The question had me scratching my head. I checked Minitab's built-in statistical glossary and help files, our web site, and then expanded my search for to some reliable statistics resources on the Web. No answer. So I went to my colleague-next-door's office and asked her why the bars on the Pareto chart touch, even though they represent counts or frequencies of categories.

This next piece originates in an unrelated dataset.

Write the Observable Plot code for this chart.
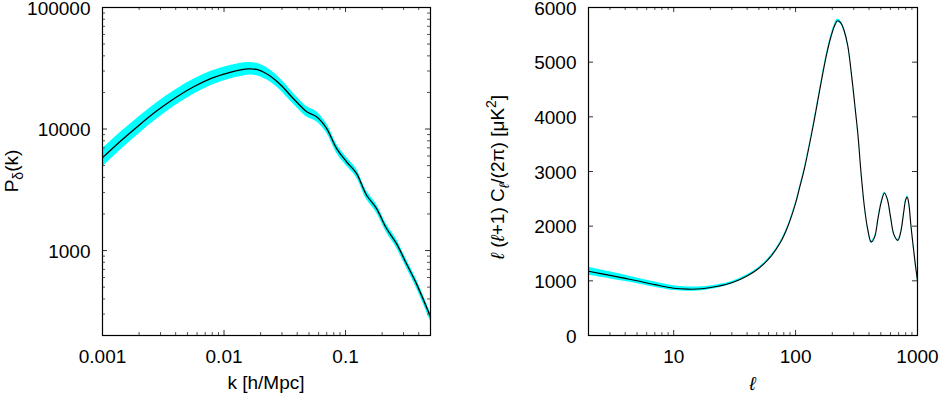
<!DOCTYPE html>
<html>
<head>
<meta charset="utf-8">
<script src="https://cdn.jsdelivr.net/npm/d3@7"></script>
<script src="https://cdn.jsdelivr.net/npm/@observablehq/plot@0.6"></script>
<style>
  body { margin: 0; background: #fff; }
  #wrap { position: relative; width: 941px; height: 396px; font-family: "Liberation Sans", Arial, sans-serif; }
  #left { position: absolute; left: 0; top: 0; }
  #right { position: absolute; left: 470px; top: 0; }
  svg { overflow: visible; }
</style>
</head>
<body>
<div id="wrap"><div id="left"></div><div id="right"></div></div>
<script>
// ---------- Left panel: matter power spectrum ----------
const kVals  = [0.001, 0.00141, 0.002, 0.00282, 0.00398, 0.00562, 0.00794, 0.01122, 0.01585, 0.0186, 0.0224, 0.0255, 0.0302, 0.0349, 0.0407, 0.0479, 0.0578, 0.0698, 0.0843, 0.1019, 0.123, 0.1486, 0.1795, 0.217, 0.262, 0.316, 0.382, 0.5];
const pkVals = [5794, 7962, 10765, 14191, 18113, 22284, 26242, 29309, 31261, 30900, 28500, 26100, 22400, 19050, 16200, 13870, 12620, 10130, 6930, 5380, 4310, 2866, 2222, 1525, 1145, 785, 537, 285];
const pkErrDex = [0.076, 0.073, 0.07, 0.067, 0.064, 0.061, 0.058, 0.055, 0.052, 0.051, 0.05, 0.049, 0.047, 0.046, 0.044, 0.043, 0.041, 0.039, 0.037, 0.036, 0.035, 0.035, 0.035, 0.035, 0.035, 0.035, 0.035, 0.035];
const kTickLabels = [0.001, 0.01, 0.1];
const pTickLabels = [1000, 10000, 100000];

// ---------- Right panel: CMB TT spectrum ----------
const ellVals = [2, 3, 4, 5, 7, 10, 13, 17, 23, 30, 40, 50, 62, 75, 86, 100, 108, 118, 140, 161, 180, 195, 210, 221, 235, 250, 268, 290, 310, 324, 345, 367, 390, 417, 445, 475, 505, 536, 565, 600, 640, 690, 730, 770, 800, 824, 850, 880, 920, 960, 1000];
const clVals  = [1175, 1100, 1045, 1000, 930, 865, 848, 855, 900, 965, 1090, 1230, 1434, 1700, 1984, 2420, 2710, 3050, 3860, 4600, 5150, 5465, 5680, 5758, 5720, 5580, 5300, 4700, 4100, 3695, 2950, 2351, 1950, 1709, 1800, 2150, 2450, 2607, 2500, 2180, 1850, 1740, 1900, 2250, 2480, 2534, 2400, 2050, 1650, 1300, 1008];
const clErr   = [75, 65, 58, 52, 48, 43, 40, 35, 30, 25, 22, 20, 18, 18, 18, 20, 21, 22, 25, 28, 30, 30, 30, 30, 30, 28, 25, 22, 20, 18, 18, 18, 18, 18, 18, 18, 18, 20, 18, 18, 18, 18, 18, 18, 20, 20, 18, 18, 18, 18, 18];
const ellTickLabels = [10, 100, 1000];
const clTickLabels = [0, 1000, 2000, 3000, 4000, 5000, 6000];

const FONT = '"Liberation Sans", Arial, Helvetica, sans-serif';
const FS = 19;
const H = 396, mT = 7, mB = 61;
const plotH = H - mT - mB;

function logMinor(lo, hi) {
  const out = [];
  for (let e = Math.floor(Math.log10(lo)); e <= Math.ceil(Math.log10(hi)); e++) {
    for (let m = 2; m <= 9; m++) {
      const v = m * Math.pow(10, e);
      if (v > lo * 1.0001 && v < hi * 0.9999) out.push(v);
    }
  }
  return out;
}

function tickMarks(xs, ys, len, plotW, stroke) {
  return [
    Plot.ruleX(xs, {insetTop: plotH - len, stroke, strokeWidth: 1}),
    Plot.ruleX(xs, {insetBottom: plotH - len, stroke, strokeWidth: 1}),
    Plot.ruleY(ys, {insetRight: plotW - len, stroke, strokeWidth: 1}),
    Plot.ruleY(ys, {insetLeft: plotW - len, stroke, strokeWidth: 1})
  ];
}

// Left
const pkRows = kVals.map((k, i) => ({k, p: pkVals[i], lo: pkVals[i] / Math.pow(10, pkErrDex[i]), hi: pkVals[i] * Math.pow(10, pkErrDex[i])}));
const W1 = 470, mL1 = 102, mR1 = 40, plotW1 = W1 - mL1 - mR1;
const kDomain = [0.001, 0.5], pDomain = [200, 100000];

const leftSvg = Plot.plot({
  width: W1, height: H, marginLeft: mL1, marginRight: mR1, marginTop: mT, marginBottom: mB,
  style: {fontFamily: FONT, fontSize: FS + "px", color: "black", background: "transparent", overflow: "visible"},
  x: {type: "log", domain: kDomain, axis: null},
  y: {type: "log", domain: pDomain, axis: null},
  marks: [
    Plot.areaY(pkRows, {x: "k", y1: "lo", y2: "hi", fill: "#00ffff", curve: "catmull-rom"}),
    Plot.line(pkRows, {x: "k", y: "p", stroke: "black", strokeWidth: 1.3, curve: "catmull-rom"}),
    ...tickMarks(kTickLabels, pTickLabels, 5, plotW1, "#333"),
    ...tickMarks(logMinor(kDomain[0], kDomain[1]), logMinor(pDomain[0], pDomain[1]), 3, plotW1, "#555"),
    Plot.frame({stroke: "black", strokeWidth: 1.2}),
    Plot.axisX(kTickLabels, {tickSize: 0, tickPadding: 14, fontSize: FS, tickFormat: d => String(d), label: null}),
    Plot.axisY(pTickLabels, {tickSize: 0, tickPadding: 12, fontSize: FS, dy: 1, tickFormat: d => String(d), label: null})
  ]
});
document.getElementById("left").appendChild(leftSvg);

d3.select(leftSvg).append("text")
  .attr("transform", "translate(17.5," + (mT + plotH / 2) + ") rotate(-90)")
  .attr("text-anchor", "middle").attr("font-size", FS).attr("font-family", FONT).attr("fill", "black")
  .html('P<tspan dy="5" font-size="14">δ</tspan><tspan dy="-5">(k)</tspan>');
d3.select(leftSvg).append("text")
  .attr("x", mL1 + plotW1 / 2).attr("y", 389)
  .attr("text-anchor", "middle").attr("font-size", FS).attr("font-family", FONT).attr("fill", "black")
  .text("k [h/Mpc]");

// Right
const clRows = ellVals.map((l, i) => ({l, c: clVals[i], lo: clVals[i] - clErr[i], hi: clVals[i] + clErr[i]}));
const W2 = 471, mL2 = 118, mR2 = 24, plotW2 = W2 - mL2 - mR2;
const lDomain = [2, 1000];

const rightSvg = Plot.plot({
  width: W2, height: H, marginLeft: mL2, marginRight: mR2, marginTop: mT, marginBottom: mB,
  style: {fontFamily: FONT, fontSize: FS + "px", color: "black", background: "transparent", overflow: "visible"},
  x: {type: "log", domain: lDomain, axis: null},
  y: {type: "linear", domain: [0, 6000], axis: null},
  marks: [
    Plot.areaY(clRows, {x: "l", y1: "lo", y2: "hi", fill: "#00ffff", curve: "catmull-rom"}),
    Plot.line(clRows, {x: "l", y: "c", stroke: "black", strokeWidth: 1.1, curve: "catmull-rom"}),
    ...tickMarks(ellTickLabels, clTickLabels, 5, plotW2, "#333"),
    ...tickMarks(logMinor(lDomain[0], lDomain[1]), [], 3, plotW2, "#555"),
    Plot.frame({stroke: "black", strokeWidth: 1.2}),
    Plot.axisX(ellTickLabels, {tickSize: 0, tickPadding: 14, fontSize: FS, tickFormat: d => String(d), label: null}),
    Plot.axisY(clTickLabels, {tickSize: 0, tickPadding: 12, fontSize: FS, dy: 1, tickFormat: d => String(d), label: null})
  ]
});
document.getElementById("right").appendChild(rightSvg);

d3.select(rightSvg).append("text")
  .attr("transform", "translate(34,177) rotate(-90)")
  .attr("text-anchor", "middle").attr("font-size", FS).attr("font-family", FONT).attr("fill", "black")
  .html('<tspan font-style="italic">ℓ</tspan> (<tspan font-style="italic">ℓ</tspan>+1) C<tspan dy="5" font-size="14" font-style="italic">ℓ</tspan><tspan dy="-5">/(2π) [μK</tspan><tspan dy="-8" font-size="14">2</tspan><tspan dy="8">]</tspan>');
d3.select(rightSvg).append("text")
  .attr("x", mL2 + plotW2 / 2).attr("y", 390)
  .attr("text-anchor", "middle").attr("font-size", FS).attr("font-family", FONT).attr("font-style", "italic").attr("fill", "black")
  .text("ℓ");
</script>
</body>
</html>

She didn't know, either, but she had a good idea who would know: Dr. Terry Ziemer, who as a senior statistician at Minitab during the 1990s directed development work in the area of industrial statistics. He later became a principal at the Six Sigma Academy and then founded Six Sigma Intelligence. I e-mailed Terry to find out why the bars on Minitab's Pareto chart touch. He quickly replied:
I wish there was some big technical answer I could give you, but it was simply a design choice. At the time when I did program this, most of the example Pareto charts I looked at had the bars touching, and I agreed that (at least in my opinion) the chart looks better that way than it does when there are gaps between the bars. Since a Pareto chart is sort of a distribution graph for defect types, it did seem to make sense to make it more like a histogram, another distribution graph where the bars touch, than to make it look like a standard bar chart where you have the gaps.Bar Charts and Histograms and Paretos, Oh My!
So that's why the bars on a Pareto chart in Minitab touch: it was an aesthetic choice, and one that makes perfect sense if we see the Pareto chart as similar to a histogram, in that it shows you the distribution of defect types.
If you're saying "But that's not a definitive answer," you're right. Unfortunately, there doesn't seem to be a definitive answer. Looking through the literature revealed advocates both for and against having the Pareto bars touch, but not much in the way of detailed rationales.
For example, The Practitioner's Guide to Statistics and Lean Six Sigma for Process Improvement by Mikel Harry et al. states on page 171, "The bars in a Pareto chart are arranged side-by-side (touching) in descending order from the left." Why the bars should touch, however, is left unexplained. Joiner Associates' Pareto Charts: Plain & Simple suggests "Having the bars touch makes it easier to judge the relative size or impact of the different parts of the problem." A design choice, again.
On the other hand, page 112 of Statistical Reasoning for Everyday Life by Jeffrey Bennett et al., states "To make the Pareto chart, we put the bars in descending order of size...Because the categories are nominal, the bars should not touch." Clearly, there's still some debate among academics, and if you prefer your Pareto charts with space between bins, you'll find some support—but the touching bars, as implemented in Minitab, do appear to be the more popular option.